Written request:
Extract word for word the lines of the listing from its start to the line holding "LineChart, XAxis, YAxis", both ends kept; pictures are not part of the copy.
========
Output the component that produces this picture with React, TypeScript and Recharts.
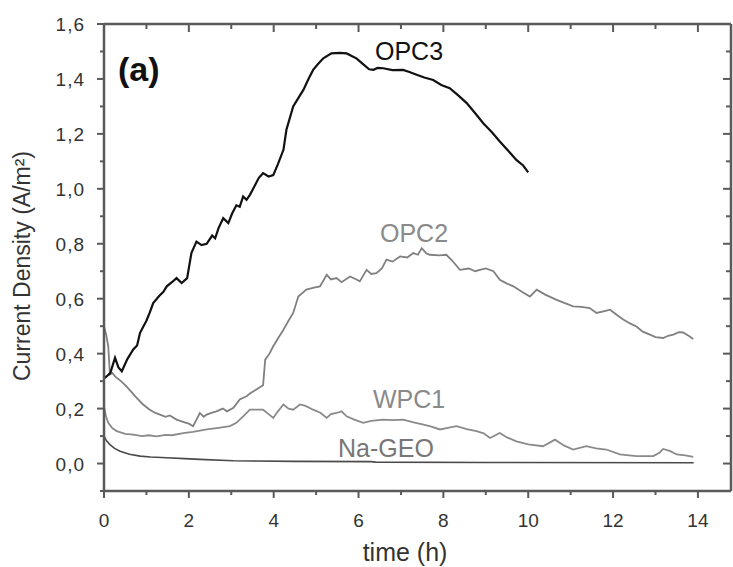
import { Line, LineChart, XAxis, YAxis } from "recharts";

// time (h) / current density (A/m²)
const opc3 = [
  [0, 0.31], [0.06, 0.317], [0.15, 0.33], [0.26, 0.385], [0.34, 0.35], [0.42, 0.336], [0.55, 0.38], [0.69, 0.415],
  [0.78, 0.43], [0.85, 0.476], [1.0, 0.52], [1.08, 0.55], [1.16, 0.584], [1.3, 0.61], [1.4, 0.625], [1.48, 0.645],
  [1.6, 0.66], [1.71, 0.675], [1.83, 0.657], [1.96, 0.675], [2.06, 0.766], [2.18, 0.808], [2.3, 0.795], [2.42, 0.8],
  [2.55, 0.83], [2.62, 0.82], [2.7, 0.857], [2.81, 0.893], [2.93, 0.875], [3.02, 0.91], [3.12, 0.94], [3.2, 0.935],
  [3.28, 0.972], [3.36, 0.96], [3.44, 0.978], [3.55, 1.01], [3.65, 1.04], [3.75, 1.057], [3.88, 1.045], [3.99, 1.05],
  [4.1, 1.09], [4.23, 1.142], [4.3, 1.215], [4.46, 1.3], [4.58, 1.33], [4.7, 1.36], [4.82, 1.4], [4.93, 1.433],
  [5.05, 1.455], [5.17, 1.475], [5.36, 1.493], [5.55, 1.495], [5.72, 1.493], [5.85, 1.483], [5.95, 1.475],
  [6.1, 1.455], [6.25, 1.435], [6.35, 1.433], [6.45, 1.44], [6.58, 1.439], [6.8, 1.432], [7.05, 1.433], [7.2, 1.425],
  [7.37, 1.415], [7.55, 1.405], [7.76, 1.396], [7.95, 1.378], [8.15, 1.366], [8.35, 1.34], [8.55, 1.312],
  [8.75, 1.275], [8.94, 1.239], [9.15, 1.205], [9.33, 1.172], [9.55, 1.135], [9.72, 1.105], [9.88, 1.085], [10.0, 1.06],
];

const opc2 = [
  [0, 0.5], [0.05, 0.47], [0.1, 0.427], [0.14, 0.324], [0.2, 0.33], [0.26, 0.317], [0.4, 0.3], [0.53, 0.281],
  [0.65, 0.26], [0.77, 0.239], [0.92, 0.215], [1.08, 0.196], [1.2, 0.185], [1.32, 0.178], [1.45, 0.17], [1.55, 0.175],
  [1.71, 0.16], [1.9, 0.15], [2.0, 0.145], [2.1, 0.136], [2.18, 0.16], [2.26, 0.184], [2.35, 0.17], [2.42, 0.178],
  [2.55, 0.185], [2.65, 0.19], [2.8, 0.2], [2.9, 0.19], [3.05, 0.203], [3.2, 0.233], [3.36, 0.245], [3.44, 0.255],
  [3.6, 0.27], [3.75, 0.285], [3.8, 0.378], [3.9, 0.4], [3.99, 0.427], [4.1, 0.455], [4.23, 0.487], [4.35, 0.52],
  [4.46, 0.548], [4.58, 0.608], [4.77, 0.633], [4.95, 0.64], [5.09, 0.645], [5.25, 0.687], [5.35, 0.67], [5.48, 0.675],
  [5.6, 0.66], [5.8, 0.681], [5.95, 0.67], [6.03, 0.663], [6.19, 0.705], [6.3, 0.69], [6.42, 0.693], [6.55, 0.71],
  [6.66, 0.742], [6.8, 0.735], [6.98, 0.754], [7.15, 0.75], [7.29, 0.766], [7.4, 0.76], [7.49, 0.784], [7.6, 0.765],
  [7.68, 0.76], [7.9, 0.758], [8.07, 0.76], [8.2, 0.74], [8.39, 0.705], [8.6, 0.71], [8.75, 0.7], [8.86, 0.705],
  [9.0, 0.71], [9.18, 0.7], [9.33, 0.669], [9.5, 0.655], [9.65, 0.645], [9.85, 0.625], [10.04, 0.608], [10.2, 0.633],
  [10.4, 0.615], [10.67, 0.596], [10.85, 0.585], [11.06, 0.572], [11.25, 0.57], [11.45, 0.566], [11.61, 0.548],
  [11.8, 0.555], [11.93, 0.56], [12.1, 0.54], [12.24, 0.524], [12.4, 0.51], [12.55, 0.499], [12.7, 0.48], [12.87, 0.469],
  [13.0, 0.46], [13.18, 0.457], [13.3, 0.465], [13.42, 0.469], [13.55, 0.478], [13.65, 0.477], [13.78, 0.465], [13.89, 0.453],
];

const wpc1 = [
  [0, 0.208], [0.05, 0.17], [0.1, 0.148], [0.2, 0.128], [0.3, 0.118], [0.5, 0.108], [0.69, 0.105], [0.9, 0.1],
  [1.05, 0.103], [1.24, 0.099], [1.45, 0.104], [1.6, 0.103], [1.87, 0.111], [2.1, 0.115], [2.42, 0.124], [2.7, 0.13],
  [2.97, 0.136], [3.12, 0.148], [3.28, 0.172], [3.44, 0.196], [3.6, 0.196], [3.75, 0.196], [3.88, 0.18], [3.99, 0.166],
  [4.1, 0.19], [4.23, 0.215], [4.35, 0.2], [4.46, 0.196], [4.62, 0.215], [4.75, 0.21], [4.93, 0.196], [5.1, 0.185],
  [5.25, 0.166], [5.35, 0.18], [5.48, 0.184], [5.6, 0.19], [5.72, 0.172], [5.9, 0.16], [6.11, 0.148], [6.3, 0.155],
  [6.58, 0.16], [6.8, 0.158], [7.05, 0.16], [7.3, 0.15], [7.53, 0.142], [7.7, 0.135], [7.92, 0.124], [8.1, 0.13],
  [8.31, 0.136], [8.55, 0.125], [8.78, 0.118], [8.95, 0.11], [9.1, 0.093], [9.33, 0.111], [9.5, 0.095], [9.72, 0.081],
  [10.0, 0.07], [10.35, 0.063], [10.63, 0.087], [10.85, 0.065], [11.06, 0.051], [11.37, 0.063], [11.6, 0.055],
  [11.84, 0.051], [12.16, 0.033], [12.55, 0.027], [12.95, 0.027], [13.1, 0.04], [13.18, 0.053], [13.35, 0.045],
  [13.5, 0.033], [13.7, 0.03], [13.89, 0.024],
];

const naGeo = [
  [0, 0.1], [0.05, 0.085], [0.14, 0.069], [0.25, 0.055], [0.38, 0.045], [0.6, 0.034], [0.85, 0.027], [1.1, 0.024],
  [1.48, 0.021], [1.9, 0.018], [2.26, 0.015], [3.05, 0.01], [3.5, 0.009], [4.5, 0.008], [6.3, 0.007], [6.4, 0.005],
  [9.0, 0.004], [13.9, 0.003],
];

const xTicks = [0, 1, 2, 3, 4, 5, 6, 7, 8, 9, 10, 11, 12, 13, 14];
const yTicks = [-0.1, 0, 0.1, 0.2, 0.3, 0.4, 0.5, 0.6, 0.7, 0.8, 0.9, 1.0, 1.1, 1.2, 1.3, 1.4, 1.5, 1.6];
const xDomain = [0, 14.78];
const yDomain = [-0.1, 1.6];

const W = 733;
const H = 567;
const MARGIN = { top: 24, right: 2, bottom: 26, left: 44 };
const X_AXIS_H = 50;
const Y_AXIS_W = 60;
const PLOT_W = W - MARGIN.left - MARGIN.right - Y_AXIS_W;
const PLOT_H = H - MARGIN.top - MARGIN.bottom - X_AXIS_H;

const FONT = '"Liberation Sans", Arial, sans-serif';
const FRAME = "#5a5a5a";
const INK = "#333";

const toRows = (pts: number[][]) => pts.map(([t, v]) => ({ t, v }));
const isMajorX = (v: number) => Math.round(v) % 2 === 0;
const isMajorY = (v: number) => Math.round(v * 10) % 2 === 0;
const fmtY = (v: number) => v.toFixed(1).replace(".", ",");

// bottom tick (outward) + mirrored inner tick on the top edge; the first one also draws the top edge
function BottomTick({ x, y, payload, index }: any) {
  const major = isMajorX(payload.value);
  const top = y - PLOT_H;
  return (
    <g>
      {index === 0 && <line x1={x} x2={x + PLOT_W} y1={top} y2={top} stroke={FRAME} strokeWidth={2.5} />}
      <line x1={x} x2={x} y1={y} y2={y + (major ? 7 : 4)} stroke={FRAME} strokeWidth={2} />
      <line x1={x} x2={x} y1={top} y2={top + (major ? 8 : 5)} stroke={FRAME} strokeWidth={2} />
      {major && (
        <text x={x} y={y + 36} textAnchor="middle" fontSize={19} fill={INK} fontFamily={FONT}>
          {payload.value}
        </text>
      )}
    </g>
  );
}

// left tick (outward) + mirrored inner tick on the right edge; the first one also draws the right edge
function LeftTick({ x, y, payload, index }: any) {
  const major = isMajorY(payload.value);
  const right = x + PLOT_W;
  return (
    <g>
      {index === 0 && <line x1={right} x2={right} y1={y} y2={y - PLOT_H} stroke={FRAME} strokeWidth={2.5} />}
      <line x1={x - (major ? 7 : 4)} x2={x} y1={y} y2={y} stroke={FRAME} strokeWidth={2} />
      <line x1={right - (major ? 8 : 5)} x2={right} y1={y} y2={y} stroke={FRAME} strokeWidth={2} />
      {major && payload.value > -0.05 && (
        <text x={x - 19} y={y + 7} textAnchor="end" fontSize={19} letterSpacing={1} fill={INK} fontFamily={FONT}>
          {fmtY(payload.value)}
        </text>
      )}
    </g>
  );
}

export default function App() {
  return (
    <div style={{ position: "absolute", left: 0, top: 0, width: W, height: H, background: "#fff" }}>
      <svg width={W} height={H} style={{ position: "absolute", left: 0, top: 0 }} fontFamily={FONT}>
        <text x={118} y={81} fontSize={34} fontWeight="bold" fill="#111">(a)</text>
        <text x={409} y={60} textAnchor="middle" fontSize={25} fill="#111">OPC3</text>
        <text x={414} y={242} textAnchor="middle" fontSize={25} fill="#8a8a8a">OPC2</text>
        <text x={409} y={408} textAnchor="middle" fontSize={25} fill="#8a8a8a">WPC1</text>
        <text x={386} y={457} textAnchor="middle" fontSize={25} fill="#777">Na-GEO</text>
        <text x={405} y={561} textAnchor="middle" fontSize={25} fill={INK}>time (h)</text>
        <text transform="translate(30,266) rotate(-90)" textAnchor="middle" fontSize={23} fill={INK}>Current Density (A/m²)</text>
      </svg>
      <LineChart width={W} height={H} margin={MARGIN}>
        <XAxis
          xAxisId="b" dataKey="t" type="number" domain={xDomain} ticks={xTicks} interval={0} allowDataOverflow
          height={X_AXIS_H} tickSize={0} tickMargin={0} tickLine={false} tick={BottomTick}
          axisLine={{ stroke: FRAME, strokeWidth: 2.5 }}
        />
        <YAxis
          yAxisId="l" type="number" domain={yDomain} ticks={yTicks} interval={0} allowDataOverflow width={Y_AXIS_W}
          tickSize={0} tickMargin={0} tickLine={false} tick={LeftTick}
          axisLine={{ stroke: FRAME, strokeWidth: 2.5 }}
        />
        <Line xAxisId="b" yAxisId="l" data={toRows(naGeo)} dataKey="v" stroke="#4a4a4a" strokeWidth={1.6} dot={false} isAnimationActive={false} />
        <Line xAxisId="b" yAxisId="l" data={toRows(wpc1)} dataKey="v" stroke="#8a8a8a" strokeWidth={1.8} dot={false} isAnimationActive={false} />
        <Line xAxisId="b" yAxisId="l" data={toRows(opc2)} dataKey="v" stroke="#808080" strokeWidth={1.8} dot={false} isAnimationActive={false} />
        <Line xAxisId="b" yAxisId="l" data={toRows(opc3)} dataKey="v" stroke="#111" strokeWidth={2.2} dot={false} isAnimationActive={false} />
      </LineChart>
    </div>
  );
}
========
Solution for this exercise:
Output the component that produces this picture with React, TypeScript and Recharts.
import { Line, LineChart, XAxis, YAxis } from "recharts";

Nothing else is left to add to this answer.